İşte Didem Dilmen’in o röportajından kesitler:
– Futbola ilginiz ne zaman başladı?
– Altı yaşlarımdayken ailede başladı. Babam futbola çok meraklı bir adam, iyi bir taraftardı. Merak ettim bu adamın bu kadar çok ilgisini çeken şey nedir diye… Böyle başlayıp sonra iş çok büyüdü. Dünya Kupası’nı oturup başından sonuna izlemeler, şampiyonluk turu atmalar vesaire…
– Okul yıllarında da devam etti herhalde futbola olan ilginiz?
– Tabii… Maç ayırt etmeksizin izlerdim. En büyük şansım da 11-12 yaşlarımdayken Şampiyonlar Ligi’nin başlaması oldu. Bir takım tutmaktan daha fazlası varmış, hiç tanımadığın iki takım, hiç tanımadığın futbolcular var ama sen oturup o maçı da izliyorsun. Oyunun kendi büyüsüne kapıldım diyebilirim. İyi bir Roma taraftarıyımdır, 93-94 Milan kadrosunu ezbere sayarım, 1994 ve sonrasındaki tüm Dünya Kupası ve Avrupa Şampiyonalarını baştan sona izledim. Taraftarlıktan öte bir şeydi işte bu.
– Futbola dair ilginç anılarınız var mı okul hayatınızda?
– Ortaokul birinci sınıftayım. Sınıfta erkeklerin egemen olduğu arka sıralar var. Pazartesi sabahları mutlaka hafta sonu oynanan maçları konuşurlardı aralarında ben de hep dalardım muhabbetlerine. Bir süre sonra şöyle bir sahne oluşmaya başladı: 13-14 erkek çocuğu, karşılarında ben ve sınıfta kendi Maraton programımızı yapıyoruz.
– Tribüncü müydünüz?
– Yook. Televizyoncuyum ben. Televizyonda hangi maçı yakalarsam izlerim, özellikle de Avrupa liglerini.

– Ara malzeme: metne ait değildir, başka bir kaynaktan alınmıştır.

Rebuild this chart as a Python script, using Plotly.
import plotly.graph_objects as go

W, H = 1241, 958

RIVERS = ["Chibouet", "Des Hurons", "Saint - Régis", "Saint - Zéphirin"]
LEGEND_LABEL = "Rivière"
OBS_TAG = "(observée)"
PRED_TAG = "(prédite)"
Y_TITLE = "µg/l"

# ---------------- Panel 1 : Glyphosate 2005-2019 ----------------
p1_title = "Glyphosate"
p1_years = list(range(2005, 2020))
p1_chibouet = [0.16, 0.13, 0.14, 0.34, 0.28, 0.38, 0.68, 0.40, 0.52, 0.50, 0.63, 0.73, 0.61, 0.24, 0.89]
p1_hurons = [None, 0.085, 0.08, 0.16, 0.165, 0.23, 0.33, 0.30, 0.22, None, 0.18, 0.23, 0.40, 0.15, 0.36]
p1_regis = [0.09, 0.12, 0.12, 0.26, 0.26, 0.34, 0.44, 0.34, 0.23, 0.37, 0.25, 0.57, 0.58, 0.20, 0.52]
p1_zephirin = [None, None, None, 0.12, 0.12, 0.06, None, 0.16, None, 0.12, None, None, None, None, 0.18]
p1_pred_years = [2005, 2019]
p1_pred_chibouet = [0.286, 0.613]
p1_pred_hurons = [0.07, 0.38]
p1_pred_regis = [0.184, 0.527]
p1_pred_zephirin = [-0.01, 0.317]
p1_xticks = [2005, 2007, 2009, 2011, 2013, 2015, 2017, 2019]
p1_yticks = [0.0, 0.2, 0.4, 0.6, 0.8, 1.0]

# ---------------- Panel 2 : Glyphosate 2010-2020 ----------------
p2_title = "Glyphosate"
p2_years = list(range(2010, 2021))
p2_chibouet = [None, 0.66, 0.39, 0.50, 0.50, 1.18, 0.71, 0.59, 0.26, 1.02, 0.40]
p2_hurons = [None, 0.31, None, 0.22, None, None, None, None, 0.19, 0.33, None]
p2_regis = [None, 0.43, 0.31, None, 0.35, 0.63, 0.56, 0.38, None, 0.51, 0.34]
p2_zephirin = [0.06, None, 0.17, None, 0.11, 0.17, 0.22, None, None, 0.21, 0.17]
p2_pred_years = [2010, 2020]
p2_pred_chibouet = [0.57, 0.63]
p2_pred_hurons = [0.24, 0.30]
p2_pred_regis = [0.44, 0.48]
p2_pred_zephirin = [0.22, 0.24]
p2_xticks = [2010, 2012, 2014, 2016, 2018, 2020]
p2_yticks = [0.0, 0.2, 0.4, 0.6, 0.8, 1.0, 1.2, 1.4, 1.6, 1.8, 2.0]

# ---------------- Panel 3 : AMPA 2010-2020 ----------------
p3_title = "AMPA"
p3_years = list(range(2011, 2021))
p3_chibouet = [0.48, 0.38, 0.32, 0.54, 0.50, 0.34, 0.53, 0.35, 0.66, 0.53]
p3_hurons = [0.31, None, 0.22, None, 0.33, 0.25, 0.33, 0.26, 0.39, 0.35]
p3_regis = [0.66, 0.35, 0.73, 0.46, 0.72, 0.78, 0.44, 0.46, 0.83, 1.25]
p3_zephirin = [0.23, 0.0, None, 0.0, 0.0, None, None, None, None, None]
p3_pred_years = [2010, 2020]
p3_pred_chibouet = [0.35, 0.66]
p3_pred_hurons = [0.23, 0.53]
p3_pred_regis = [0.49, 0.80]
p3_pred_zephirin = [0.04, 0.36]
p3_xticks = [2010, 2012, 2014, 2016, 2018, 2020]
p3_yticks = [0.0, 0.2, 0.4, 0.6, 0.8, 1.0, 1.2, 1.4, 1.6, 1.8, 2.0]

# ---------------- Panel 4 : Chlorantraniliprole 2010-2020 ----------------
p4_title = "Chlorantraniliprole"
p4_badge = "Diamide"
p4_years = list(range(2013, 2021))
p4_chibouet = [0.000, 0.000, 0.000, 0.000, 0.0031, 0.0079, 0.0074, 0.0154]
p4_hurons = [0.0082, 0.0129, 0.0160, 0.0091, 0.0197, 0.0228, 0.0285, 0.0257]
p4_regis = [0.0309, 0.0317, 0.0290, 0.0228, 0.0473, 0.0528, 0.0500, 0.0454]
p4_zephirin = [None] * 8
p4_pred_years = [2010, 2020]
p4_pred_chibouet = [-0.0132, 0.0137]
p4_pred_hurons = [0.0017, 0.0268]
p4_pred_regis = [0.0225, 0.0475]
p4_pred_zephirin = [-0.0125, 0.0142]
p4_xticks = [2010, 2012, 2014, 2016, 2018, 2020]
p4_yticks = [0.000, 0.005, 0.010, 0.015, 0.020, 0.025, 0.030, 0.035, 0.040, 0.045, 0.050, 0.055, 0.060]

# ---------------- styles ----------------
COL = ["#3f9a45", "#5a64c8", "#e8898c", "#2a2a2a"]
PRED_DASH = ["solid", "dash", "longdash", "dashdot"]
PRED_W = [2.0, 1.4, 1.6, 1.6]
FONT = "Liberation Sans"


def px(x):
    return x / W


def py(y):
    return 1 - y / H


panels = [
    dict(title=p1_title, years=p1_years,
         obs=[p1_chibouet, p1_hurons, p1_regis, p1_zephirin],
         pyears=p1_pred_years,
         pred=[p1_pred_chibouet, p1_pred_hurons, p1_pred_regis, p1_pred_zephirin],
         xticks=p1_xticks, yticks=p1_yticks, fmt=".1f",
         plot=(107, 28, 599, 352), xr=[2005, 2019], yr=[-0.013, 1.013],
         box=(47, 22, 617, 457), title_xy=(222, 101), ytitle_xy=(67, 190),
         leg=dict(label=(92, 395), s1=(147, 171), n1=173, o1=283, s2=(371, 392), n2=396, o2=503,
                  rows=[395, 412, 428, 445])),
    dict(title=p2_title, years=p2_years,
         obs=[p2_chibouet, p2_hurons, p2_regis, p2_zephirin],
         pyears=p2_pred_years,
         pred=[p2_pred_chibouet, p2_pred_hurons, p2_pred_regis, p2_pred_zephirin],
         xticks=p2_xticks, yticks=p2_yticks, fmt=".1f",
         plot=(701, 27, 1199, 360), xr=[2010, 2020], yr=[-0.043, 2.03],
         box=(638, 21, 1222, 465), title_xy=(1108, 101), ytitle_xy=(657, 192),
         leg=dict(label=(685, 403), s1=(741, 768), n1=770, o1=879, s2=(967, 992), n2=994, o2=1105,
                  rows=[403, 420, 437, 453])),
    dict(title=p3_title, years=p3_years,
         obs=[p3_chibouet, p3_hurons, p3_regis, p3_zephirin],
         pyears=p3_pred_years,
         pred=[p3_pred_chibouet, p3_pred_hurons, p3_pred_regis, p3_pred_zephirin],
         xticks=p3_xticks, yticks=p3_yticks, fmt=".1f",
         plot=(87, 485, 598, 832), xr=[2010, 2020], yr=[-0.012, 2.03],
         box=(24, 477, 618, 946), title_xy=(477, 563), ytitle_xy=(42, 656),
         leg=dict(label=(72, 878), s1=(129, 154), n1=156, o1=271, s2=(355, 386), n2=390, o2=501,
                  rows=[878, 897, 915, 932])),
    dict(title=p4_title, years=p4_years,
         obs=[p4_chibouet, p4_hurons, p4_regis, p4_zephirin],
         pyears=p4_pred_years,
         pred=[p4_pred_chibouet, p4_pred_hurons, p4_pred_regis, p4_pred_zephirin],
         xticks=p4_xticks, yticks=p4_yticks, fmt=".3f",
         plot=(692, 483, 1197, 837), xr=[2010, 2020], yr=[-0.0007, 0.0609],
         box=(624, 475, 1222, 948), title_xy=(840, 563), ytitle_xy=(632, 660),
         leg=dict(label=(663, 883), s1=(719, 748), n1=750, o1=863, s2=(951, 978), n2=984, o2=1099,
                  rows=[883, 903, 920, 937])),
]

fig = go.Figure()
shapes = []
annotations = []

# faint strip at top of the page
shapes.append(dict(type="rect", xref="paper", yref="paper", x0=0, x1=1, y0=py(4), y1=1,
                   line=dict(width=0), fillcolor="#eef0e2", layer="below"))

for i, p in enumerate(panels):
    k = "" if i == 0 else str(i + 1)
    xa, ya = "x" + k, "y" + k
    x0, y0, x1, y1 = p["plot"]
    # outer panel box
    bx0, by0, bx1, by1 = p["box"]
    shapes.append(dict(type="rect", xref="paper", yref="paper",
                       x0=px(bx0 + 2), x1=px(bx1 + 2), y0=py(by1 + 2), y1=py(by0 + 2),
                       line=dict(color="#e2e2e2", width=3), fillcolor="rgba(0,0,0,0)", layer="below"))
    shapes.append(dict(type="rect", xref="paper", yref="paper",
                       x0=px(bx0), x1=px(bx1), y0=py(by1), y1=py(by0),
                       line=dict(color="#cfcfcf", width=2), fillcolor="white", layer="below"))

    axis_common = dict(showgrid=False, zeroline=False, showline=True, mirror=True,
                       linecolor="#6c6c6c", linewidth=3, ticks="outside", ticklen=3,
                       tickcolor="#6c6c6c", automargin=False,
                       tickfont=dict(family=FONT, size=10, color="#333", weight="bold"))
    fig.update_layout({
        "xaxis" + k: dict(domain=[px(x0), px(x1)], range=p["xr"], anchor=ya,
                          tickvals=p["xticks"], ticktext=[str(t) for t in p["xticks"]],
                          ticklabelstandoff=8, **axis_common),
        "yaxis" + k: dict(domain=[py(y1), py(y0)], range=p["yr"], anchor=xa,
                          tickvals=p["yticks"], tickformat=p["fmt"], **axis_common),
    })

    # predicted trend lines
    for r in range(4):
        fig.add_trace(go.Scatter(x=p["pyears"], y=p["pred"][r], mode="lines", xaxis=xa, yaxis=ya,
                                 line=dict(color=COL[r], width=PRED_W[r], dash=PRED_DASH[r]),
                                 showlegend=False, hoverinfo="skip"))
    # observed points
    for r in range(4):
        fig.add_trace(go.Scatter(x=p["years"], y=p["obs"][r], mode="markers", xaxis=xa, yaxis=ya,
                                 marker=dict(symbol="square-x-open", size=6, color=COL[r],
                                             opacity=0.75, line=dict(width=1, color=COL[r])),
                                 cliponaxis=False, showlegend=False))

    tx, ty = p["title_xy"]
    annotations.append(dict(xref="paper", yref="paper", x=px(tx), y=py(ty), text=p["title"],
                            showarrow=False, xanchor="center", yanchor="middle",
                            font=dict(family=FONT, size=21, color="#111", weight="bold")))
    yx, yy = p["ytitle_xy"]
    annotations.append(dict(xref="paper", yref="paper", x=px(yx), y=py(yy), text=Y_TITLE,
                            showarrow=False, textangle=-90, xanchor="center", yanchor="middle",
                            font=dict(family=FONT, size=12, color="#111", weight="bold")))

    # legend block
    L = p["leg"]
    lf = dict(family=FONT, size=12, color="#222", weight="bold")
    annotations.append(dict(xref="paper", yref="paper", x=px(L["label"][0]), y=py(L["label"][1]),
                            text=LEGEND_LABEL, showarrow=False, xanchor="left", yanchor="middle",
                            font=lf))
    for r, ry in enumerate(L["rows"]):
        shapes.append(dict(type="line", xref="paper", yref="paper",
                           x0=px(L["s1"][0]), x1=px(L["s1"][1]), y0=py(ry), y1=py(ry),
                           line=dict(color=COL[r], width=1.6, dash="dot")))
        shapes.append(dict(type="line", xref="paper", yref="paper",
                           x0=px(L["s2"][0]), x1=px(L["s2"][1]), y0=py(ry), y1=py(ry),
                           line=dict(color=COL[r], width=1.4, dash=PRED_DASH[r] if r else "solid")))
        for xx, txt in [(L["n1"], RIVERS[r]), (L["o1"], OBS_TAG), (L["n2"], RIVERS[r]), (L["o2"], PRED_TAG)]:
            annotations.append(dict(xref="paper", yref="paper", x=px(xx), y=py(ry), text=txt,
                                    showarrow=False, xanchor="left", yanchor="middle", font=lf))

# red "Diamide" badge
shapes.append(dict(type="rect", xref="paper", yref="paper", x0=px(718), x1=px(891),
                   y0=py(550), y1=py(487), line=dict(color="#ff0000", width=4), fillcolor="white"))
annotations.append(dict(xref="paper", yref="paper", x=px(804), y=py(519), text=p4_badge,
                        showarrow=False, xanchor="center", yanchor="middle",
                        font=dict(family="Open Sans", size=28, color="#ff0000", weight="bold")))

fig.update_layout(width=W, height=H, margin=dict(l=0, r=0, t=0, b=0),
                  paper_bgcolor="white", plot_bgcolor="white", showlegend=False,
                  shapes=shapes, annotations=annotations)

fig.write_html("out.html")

– Spor medyasına adım atmadan önce “Burası çok erkek egemen bir sektör, dışlanabilirim, sıkıntı çekerim” gibi çekinceleriniz oldu mu?

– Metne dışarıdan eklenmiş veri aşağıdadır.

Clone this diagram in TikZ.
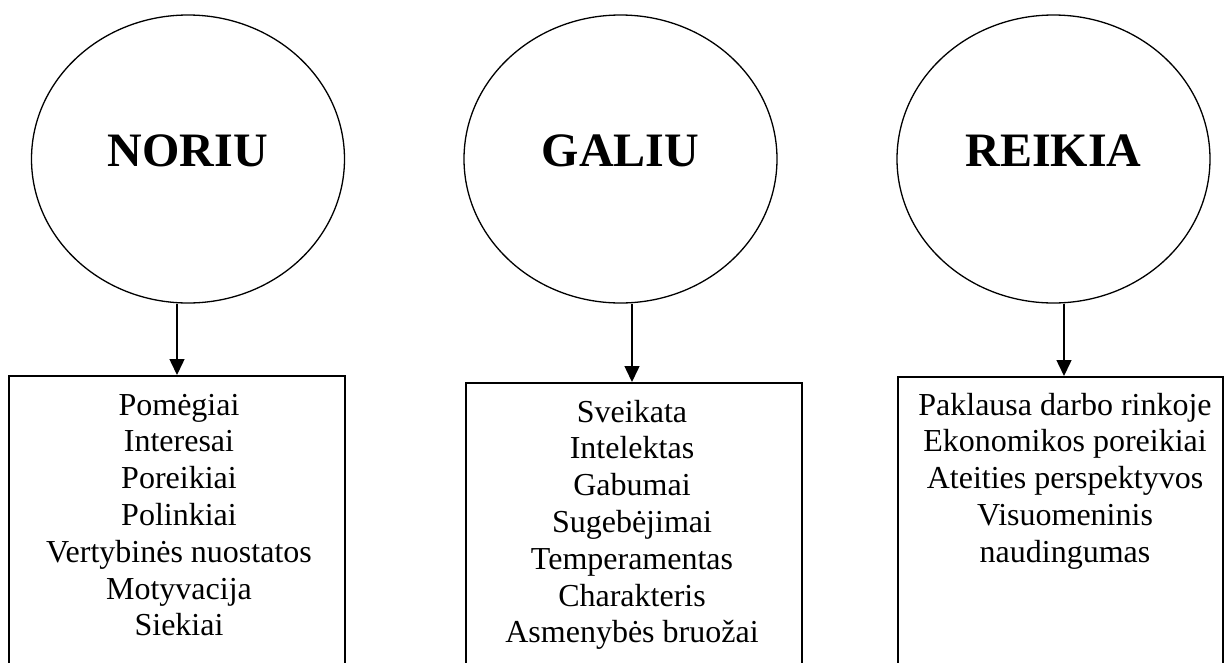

– Olmadı. Bunu yapan iki kadın vardı zaten, Banu Yelkovan ve Feryal Pere. Onlar yapıyorsa ben de yapabilirim dedim. Cinsiyetin bu işte bir avantaj ya da dezavantaj olabileceğini düşünerek girmedim.
– a Spor ile yolunuz nasıl kesişti?
– Mustafa Göksu aradı beni, “8 Mart Dünya Kadınlar Günü için Son Sayfa’ya konuk olarak gelir misin” dedi. Sonra ‘Düşünür müsün sürekli olmayı’ diye sordu. a Spor yöneticileri bir araya gelip konuştular, aslında riskli bir karardı. Çünkü hitap edilen erkek kitle ekranda kadını yalnızca spiker olarak kabul ediyor, moderatör olmasını da istemiyorlar. Ama hiç korkmadan bu kararı verdiler. Tepkilerden de çekinmediler. Benim içimse çok rahattı çünkü ben erkeklerin kadınların futbol konuşmasından keyif aldıklarını biliyordum.

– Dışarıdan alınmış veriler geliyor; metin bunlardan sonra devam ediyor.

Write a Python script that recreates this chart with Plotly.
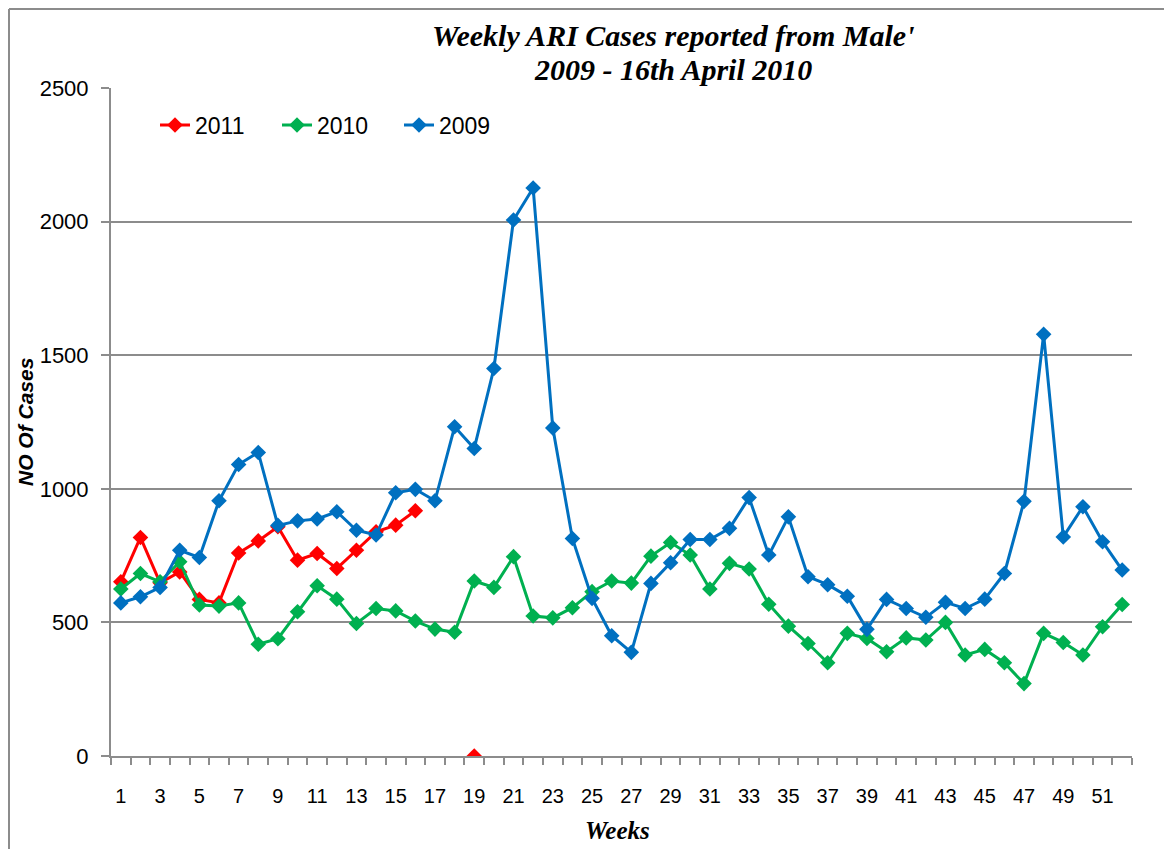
import plotly.graph_objects as go

weeks = list(range(1, 53))

cases_2009 = [573, 596, 631, 770, 743, 955, 1091, 1136, 863, 880, 887, 914, 845, 827, 985, 998,
              955, 1232, 1151, 1450, 2006, 2126, 1228, 814, 590, 450, 388, 646, 723, 810, 810, 852,
              967, 752, 895, 671, 641, 598, 474, 586, 552, 519, 575, 552, 587, 683, 953, 1578,
              820, 933, 802, 696]

cases_2010 = [625, 683, 652, 727, 565, 561, 573, 418, 439, 540, 637, 587, 496, 552, 543, 505,
              475, 463, 655, 631, 746, 524, 517, 555, 615, 655, 647, 748, 799, 752, 625, 721,
              700, 568, 486, 421, 349, 459, 440, 390, 442, 434, 500, 378, 399, 349, 271, 459,
              425, 378, 484, 567]

cases_2011 = [652, 818, 648, 689, 586, 573, 760, 805, 858, 733, 758, 702, 770, 839, 864, 918,
              None, None, 0] + [None] * 33

tick_labels = [str(w) for w in range(1, 52, 2)]

RED = "#FF0000"
GREEN = "#00B050"
BLUE = "#0070C0"
GRID = "#8C8C8C"

fig = go.Figure()
for name, vals, col in [("2011", cases_2011, RED), ("2010", cases_2010, GREEN), ("2009", cases_2009, BLUE)]:
    fig.add_trace(go.Scatter(
        x=weeks, y=vals, name=name, mode="lines+markers",
        line=dict(color=col, width=3),
        marker=dict(symbol="diamond", size=12, color=col),
        connectgaps=False,
    ))

# page offset of the figure (body margin)
OFF = 8
W, H = 1172, 849
L, R, T, B = 111 - OFF, W - (1132 - OFF), 88 - OFF, H - (756 - OFF)
pw, ph = W - L - R, H - T - B

def px_x(sx):
    return (sx - OFF - L) / pw

def px_y(sy):
    return (H - B - (sy - OFF)) / ph

fig.update_layout(
    width=W, height=H,
    margin=dict(l=L, r=R, t=T, b=B, autoexpand=False),
    paper_bgcolor="white", plot_bgcolor="white",
    showlegend=True,
    legend=dict(
        orientation="h", x=px_x(155), y=px_y(125), xanchor="left", yanchor="middle",
        font=dict(family="Liberation Sans, Arial, sans-serif", size=23, color="black"),
        bgcolor="rgba(0,0,0,0)", entrywidth=77, entrywidthmode="pixels",
    ),
    xaxis=dict(
        range=[0.5, 52.5], tickmode="array", tickvals=list(range(1, 52, 2)), ticktext=tick_labels,
        ticks="", showgrid=False, zeroline=False,
        showline=True, linecolor=GRID, linewidth=2,
        tickfont=dict(family="Liberation Sans, Arial, sans-serif", size=20, color="black"),
        ticklabelstandoff=21,
        minor=dict(tickmode="array", tickvals=[w - 0.5 for w in range(1, 54)], ticks="outside",
                   ticklen=7, tickcolor=GRID, tickwidth=1.5, showgrid=False),
        fixedrange=True,
    ),
    yaxis=dict(
        range=[0, 2500], tickmode="array", tickvals=[0, 500, 1000, 1500, 2000, 2500],
        showgrid=True, gridcolor=GRID, gridwidth=2, zeroline=False,
        showline=True, linecolor=GRID, linewidth=2,
        ticks="outside", ticklen=8, tickcolor=GRID, tickwidth=2,
        tickfont=dict(family="Liberation Sans, Arial, sans-serif", size=22, color="black"),
        ticklabelstandoff=8,
        fixedrange=True,
    ),
    annotations=[
        dict(text="<b><i>Weekly ARI Cases reported from Male'</i></b>",
             xref="paper", yref="paper", x=px_x(673), y=px_y(36), xanchor="center", yanchor="middle",
             showarrow=False,
             font=dict(family="Liberation Serif, Times New Roman, serif", size=30, color="black")),
        dict(text="<b><i>2009 - 16th April 2010</i></b>",
             xref="paper", yref="paper", x=px_x(673), y=px_y(69), xanchor="center", yanchor="middle",
             showarrow=False,
             font=dict(family="Liberation Serif, Times New Roman, serif", size=30, color="black")),
        dict(text="<b><i>NO Of Cases</i></b>", xref="paper", yref="paper",
             x=px_x(25), y=px_y(422), xanchor="center", yanchor="middle", textangle=-90,
             showarrow=False,
             font=dict(family="Liberation Sans, Arial, sans-serif", size=21, color="black")),
        dict(text="<b><i>Weeks</i></b>", xref="paper", yref="paper",
             x=px_x(617), y=px_y(830), xanchor="center", yanchor="middle",
             showarrow=False,
             font=dict(family="Liberation Serif, Times New Roman, serif", size=25, color="black")),
    ],
    shapes=[
        dict(type="line", xref="paper", yref="paper", x0=px_x(OFF + 1), x1=px_x(OFF + W), y0=px_y(OFF + 1), y1=px_y(OFF + 1),
             line=dict(color=GRID, width=2)),
        dict(type="line", xref="paper", yref="paper", x0=px_x(OFF + 1), x1=px_x(OFF + 1), y0=px_y(OFF + 1), y1=px_y(OFF + H),
             line=dict(color=GRID, width=2)),
    ],
)

fig.write_html("out.html")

– Seyircilerden nasıl tepkiler aldınız, enteresan yorumlar geldi mi?
– İlk gün Twitter’da adımı aratmak gibi bir hata yaptım. Onu bir daha yapmam. Daha ilk cümlemden beni asanlar olmuş. İnsanlar hakikaten şoke olmuşlar beni ekranda görünce. Çok ciddi destek mesajları da geldi ama.
– Futbolun hikayelerine, tarihçesine epeyce hakim gibisiniz. Zaman zaman bu bilgili haliniz çevrenizdekileri şaşırtıyor mu?
– Bazen çok sıkıcı oluyorum, onu biliyorum. Özellikle maç izlerken… Arkadaşlar başta normal normal maç izleyeceğiz zannederlerken bir süre sonra şöyle yorumlar gelmeye başlıyor “Didem, yeter, maçın zevki kalmadı bir sus…” Benimle maç izlemek o kadar keyifli olmayabiliyor.
– Rıdvan Dilmen ile akrabalığınız var mı?
– Hayatım boyunca tanıştığım insanların yüzde 99’u hep bu soruyu sordu: Sen Rıdvan Dilmen’in neyi oluyorsun? Hiçbir şeyi değilim sadece hayranıyım.
– Sizinle beraber üç dört kadın yorumcu daha sayabiliyoruz ancak. Bu sayının bu kadar az olmasının sebepleri neler?
– Aslında kadınların bu sektörde dışlandığı düşüncesi de pek doğru değil. Sadece bu iş biraz sebat etme meselesi. İnsanların idame ettirmek zorunda oldukları hayatları var neticede, belki de bu noktada biz kadınlar biraz daha temkinli davranıyoruzdur.
– En unutamadığınız maçlar?
– 1994 Dünya Kupası Finali, Brezilya-İtalya. 2002’deki Senegal maçı ile tüm 2008 serüvenimiz de kesinlikle unutulmazdı. – Sizde iz bırakan futbolcular? – Totti ve Hagi.